We route everything to Slack, Linear, Jira, GitHub Issues, Trackr, or Shpd based on rules you set. Bug reports can go straight to your dev backlog. Feature requests to a Slack channel for the product team. A crisis alert wakes up the right people every 15 minutes until the signal quiets down.

The kind of studio it helps most

Here's who benefits most from social mention ingestion. Studios shipping multiple apps, where one team can't watch everything manually. SaaS founders whose user base is vocal on Twitter. Brand managers and agencies handling portfolios of client apps. Basically, anyone whose reputation lives partially in public conversations beyond their own app stores.

The studio with 5 apps and a small team especially. Without this, someone's checking Twitter by hand, someone else's monitoring Reddit, and there's always something that slips through. With Monitr, it's one place, one set of rules, and an hourly digest that tells you what the internet thought about your products today.

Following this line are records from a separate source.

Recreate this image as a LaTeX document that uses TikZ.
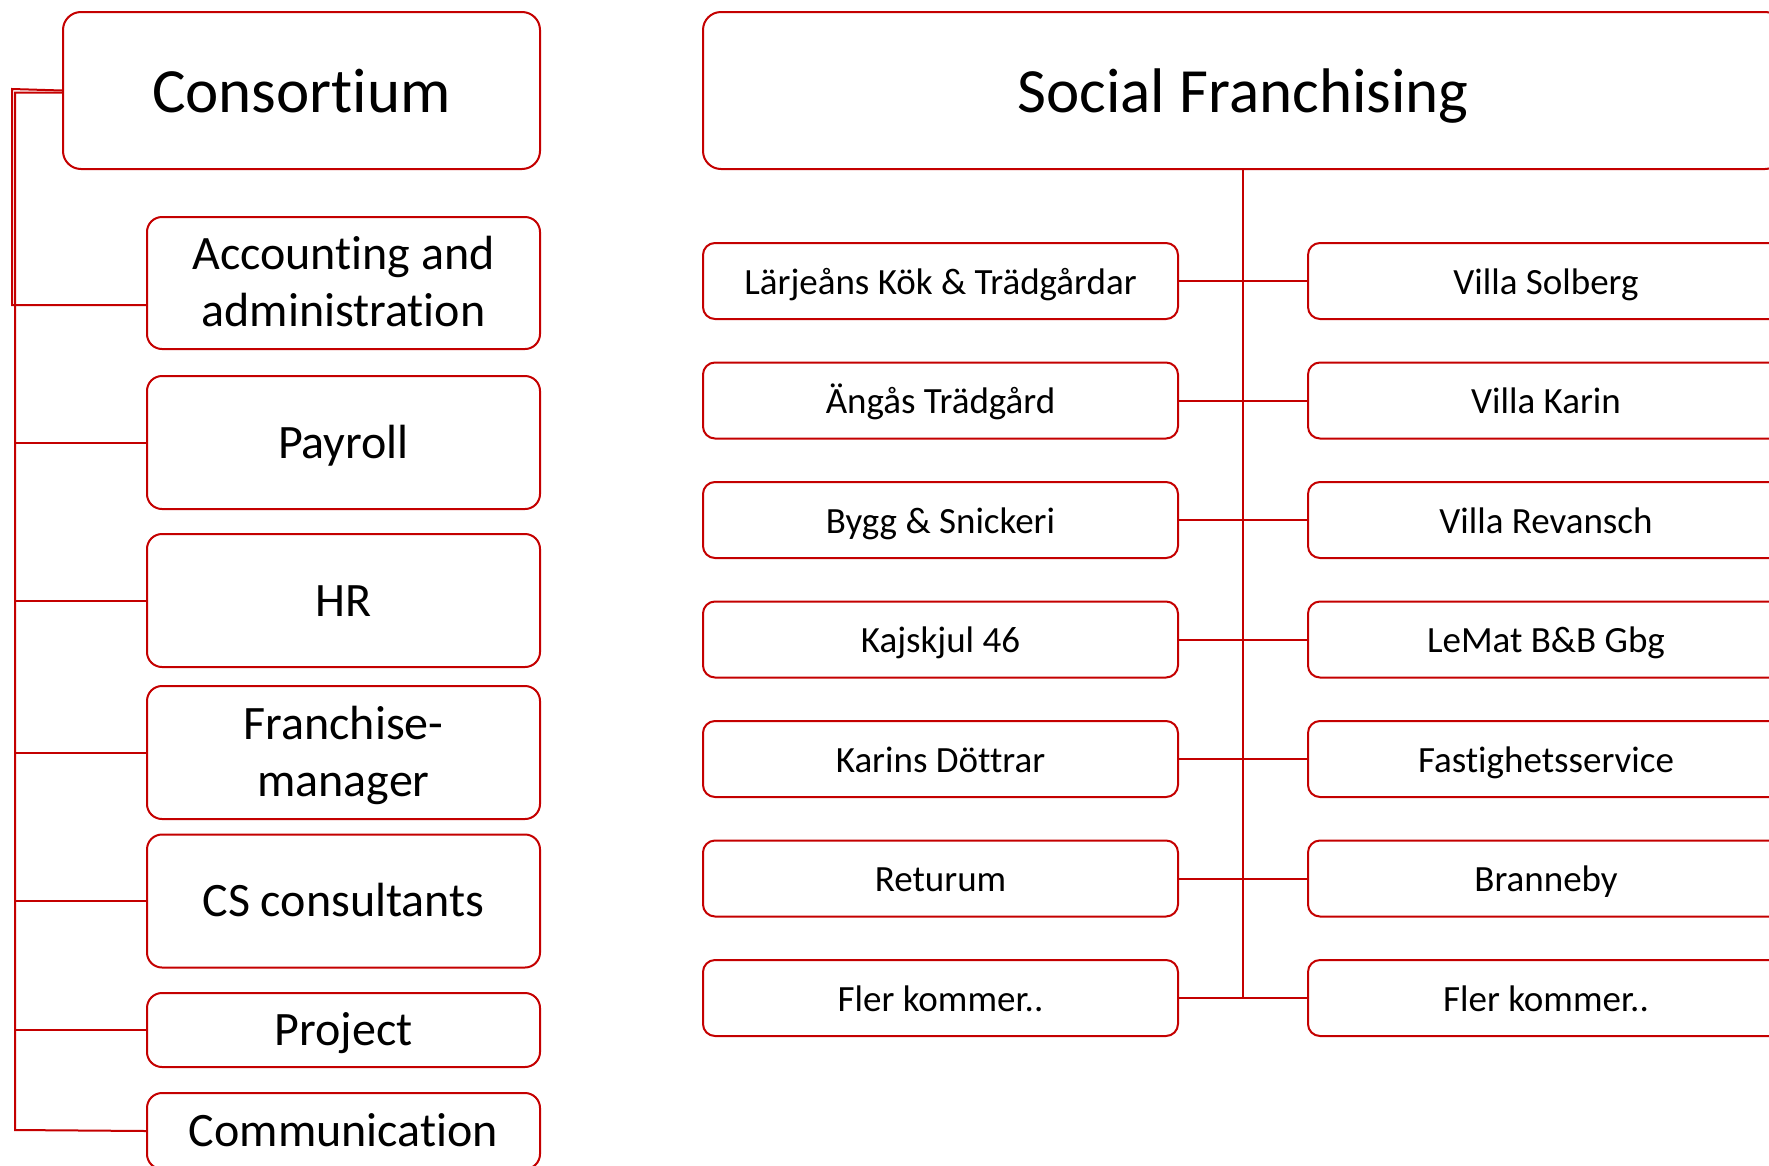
\documentclass[tikz,border=0pt]{standalone}
\usepackage{fontspec}
\setmainfont[Ligatures={NoCommon}]{Carlito}
\definecolor{sfred}{RGB}{196,0,0}
\newcommand{\twolines}[2]{\rule{0pt}{40pt}#1\\#2\rule[-10pt]{0pt}{10pt}}

\begin{document}
\begin{tikzpicture}[x=1pt, y=-1pt,
        box/.style = {draw=sfred, line width=2pt, rounded corners=12pt, align=center, inner sep=0pt, fill=white},
        headbox/.style = {box, rounded corners=18pt, minimum height=157, text height=49pt, text depth=6pt, font=\fontsize{63}{76}\selectfont},
        lbox/.style = {box, rounded corners=15pt, minimum width=393, minimum height=133, font=\fontsize{48}{57}\selectfont},
        lline/.style = {lbox, text height=36pt, text depth=5pt},
        rbox/.style = {box, minimum width=476, minimum height=76, text height=30pt, text depth=4pt, font=\fontsize{37}{44}\selectfont},
        link/.style = {draw=sfred, line width=2pt}]
    \useasboundingbox (0,0) rectangle (1769,1165);

    % Consortium side
    \node[headbox, minimum width=477] (cons) at (301.5,90.5) {Consortium};
    \node[lbox, minimum height=132] (acc) at (343.5,283) {\twolines{Accounting and}{administration}};
    \node[lline] (pay) at (343.5,442.5) {Payroll};
    \node[lline] (hr) at (343.5,600.5) {HR};
    \node[lbox] (fra) at (343.5,752.5) {\twolines{Franchise-}{manager}};
    \node[lline] (cs) at (343.5,901) {CS consultants};
    \node[lline, minimum height=74] (proj) at (343.5,1030) {Project};
    \node[lline, minimum height=76] (comm) at (343.5,1131) {Communication};

    \coordinate (ltop) at (12,89);
    \coordinate (lbot) at (15,1130);
    \draw[link] (cons.west) -- (ltop) |- ([yshift=-22pt]acc.west);
    \draw[link] ([yshift=-2pt]cons.west) -| (lbot) -- (comm.west);
    \foreach \n in {pay,hr,fra,cs,proj}
        \draw[link] (lbot |- \n.west) -- (\n.west);

    % Social Franchising side
    \node[headbox, minimum width=1080] (sf) at (1243,90.5) {Social Franchising};
    \foreach \i/\a/\b in {1/Lärjeåns Kök \& Trädgårdar/Villa Solberg,
                          2/Ängås Trädgård/Villa Karin,
                          3/Bygg \& Snickeri/Villa Revansch,
                          4/Kajskjul 46/LeMat B\&B Gbg,
                          5/Karins Döttrar/Fastighetsservice,
                          6/Returum/Branneby,
                          7/Fler kommer../Fler kommer..} {
        \node[rbox, minimum width=475] (l\i) at (940.5,{281+119.5*(\i-1)}) {\a};
        \node[rbox] (r\i) at (1546,{281+119.5*(\i-1)}) {\b};
    }
    \draw[link] (sf.south) -- (sf.south |- l7.east);
    \foreach \i in {1,...,7}
        \draw[link] (l\i.east) -- (r\i.west);
\end{tikzpicture}
\end{document}
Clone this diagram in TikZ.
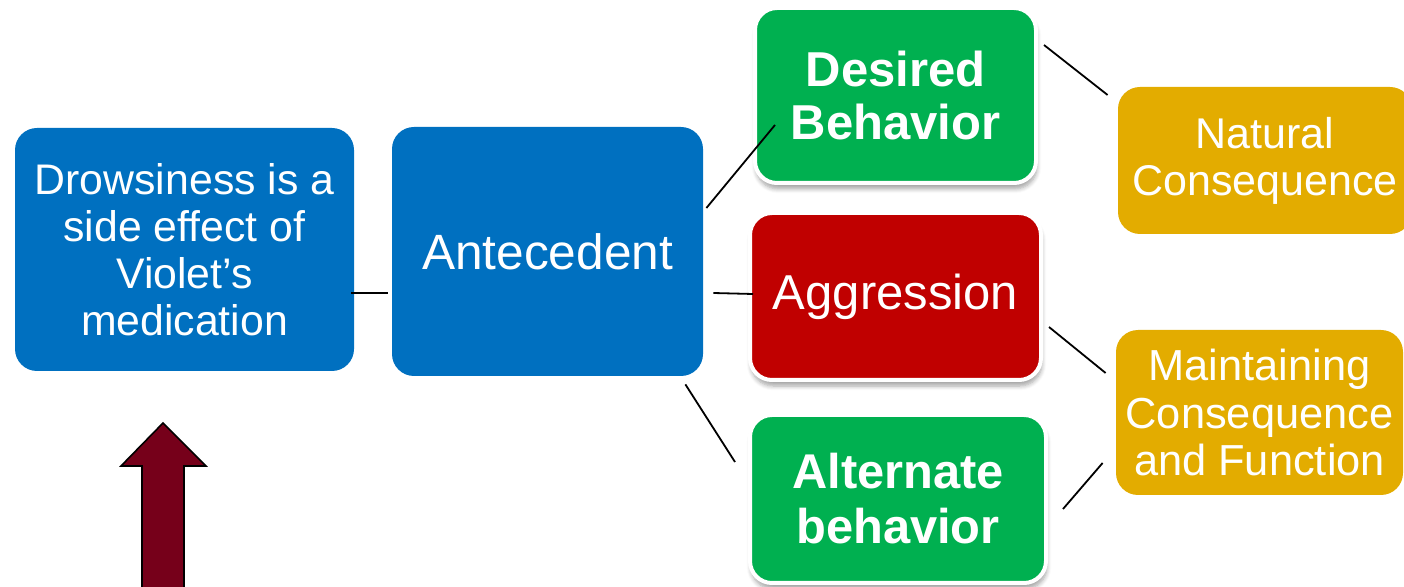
\documentclass[tikz,border=0pt]{standalone}
\usepackage{fontspec}
\setmainfont{Liberation Sans}
\usetikzlibrary{calc,shadows.blur}
\definecolor{boxblue}{HTML}{0070C0}
\definecolor{boxgreen}{HTML}{00B050}
\definecolor{boxred}{HTML}{C00000}
\definecolor{boxgold}{HTML}{E3AC00}
\definecolor{arrowred}{HTML}{76001A}
\begin{document}
\begin{tikzpicture}[x=0.5pt,y=-0.5pt,
  card/.style={rectangle, rounded corners=11pt, align=center, text=white, inner sep=0pt},
  plaincard/.style={card, fill=#1},
  framedcard/.style={card, fill=#1, draw=white, line width=2pt,
    blur shadow={shadow xshift=0.5pt, shadow yshift=-3pt, shadow blur steps=6, shadow opacity=35}},
  link/.style={draw=black, line width=0.9pt},
  fs/.style 2 args={font=\fontsize{#1}{#2}\selectfont}]
\useasboundingbox (0,0) rectangle (1404,587);

% cause and antecedent
\node[plaincard=boxblue, minimum width=169.5pt, minimum height=121.5pt, fs={21.4}{23.5}]
  (drow) at (184.5,249.5) {Drowsiness is a\\side effect of\\Violet’s\\medication};
\node[plaincard=boxblue, minimum width=155.5pt, minimum height=124.5pt, fs={24.8}{27}]
  (ante) at (547.5,251.5) {Antecedent};

% behaviours
\node[framedcard=boxgreen, minimum width=140.5pt, minimum height=87.5pt, fs={24.5}{26.5}]
  (desired) at (895.5,95.5) {\bfseries Desired\\\bfseries Behavior};
\node[framedcard=boxred, minimum width=145.5pt, minimum height=83.5pt, fs={24.5}{27}]
  (aggr) at (895.5,296.5) {Aggression};
\node[framedcard=boxgreen, minimum width=148pt, minimum height=84pt, fs={24.4}{27.5}]
  (alt) at (898,499) {\bfseries Alternate\\\bfseries behavior};

% consequences
\node[plaincard=boxgold, minimum width=147pt, minimum height=73.5pt, fs={21.5}{23.5}]
  (natural) at (1265,160.5) {Natural\\Consequence};
\node[plaincard=boxgold, minimum width=143.5pt, minimum height=82.5pt, fs={21.7}{23.75}]
  (maint) at (1259.5,412.5) {Maintaining\\Consequence\\and Function};

% connectors
\draw[link] ($(drow.east)+(-3,43.5)$) -- ($(ante.west)+(-4,41.5)$);
\draw[link] ($(ante.east)+(3,-43.5)$) -- ($(desired.west)+(22,29.5)$);
\draw[link] ($(ante.east)+(10,41.5)$) -- ($(aggr.west)+(5,-2.5)$);
\draw[link] ($(ante.south east)+(-18,8)$) -- ($(alt.west)+(-13,-37)$);
\draw[link] ($(desired.east)+(6,-50.5)$) -- ($(natural.west)+(-10,-65.5)$);
\draw[link] ($(aggr.east)+(6,30.5)$) -- ($(maint.west)+(-10,-39.5)$);
\draw[link] ($(alt.east)+(15,10)$) -- ($(maint.west)+(-13,50.5)$);

% upward block arrow
\draw[fill=arrowred, draw=black, line width=0.8pt, line join=miter]
  (142,592) -- (142,466) -- (121,466) -- (163,423) -- (206,466) -- (184,466) -- (184,592) -- cycle;
\end{tikzpicture}
\end{document}
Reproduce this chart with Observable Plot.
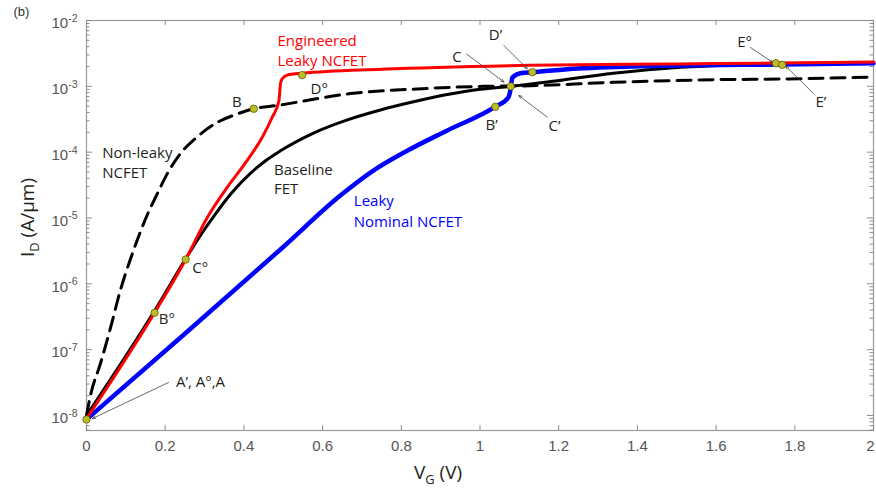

The part that surprised us

What we didn't anticipate was how much the social sources would help with trend spotting. App Store reviews are usually complaints about the current version. But Twitter and Reddit? People speculate. They talk about what they want next. A product manager paying attention to Reddit threads catches feature requests weeks before they bubble up as review complaints. We had a studio tell us they noticed a pattern of requests for offline mode on Reddit in September and shipped it by January. Without Monitr watching that conversation, they wouldn't have had that lead time.

The other surprise: competitive intelligence. If you're running Monitr with Pro or Portfolio, you can monitor competitor apps in the store reviews. But social mention data doesn't have that limit. You can set up rules to watch what people are saying about your competitors on Twitter and Reddit. That's not about spying; it's about understanding the conversation around your category.

We built social mention ingestion because studios told us it mattered. Not because it was trendy or because it sounded like the next feature box to tick. So the question for you: if your app or SaaS has a meaningful presence anywhere public, how much are you missing by not watching it all in one place?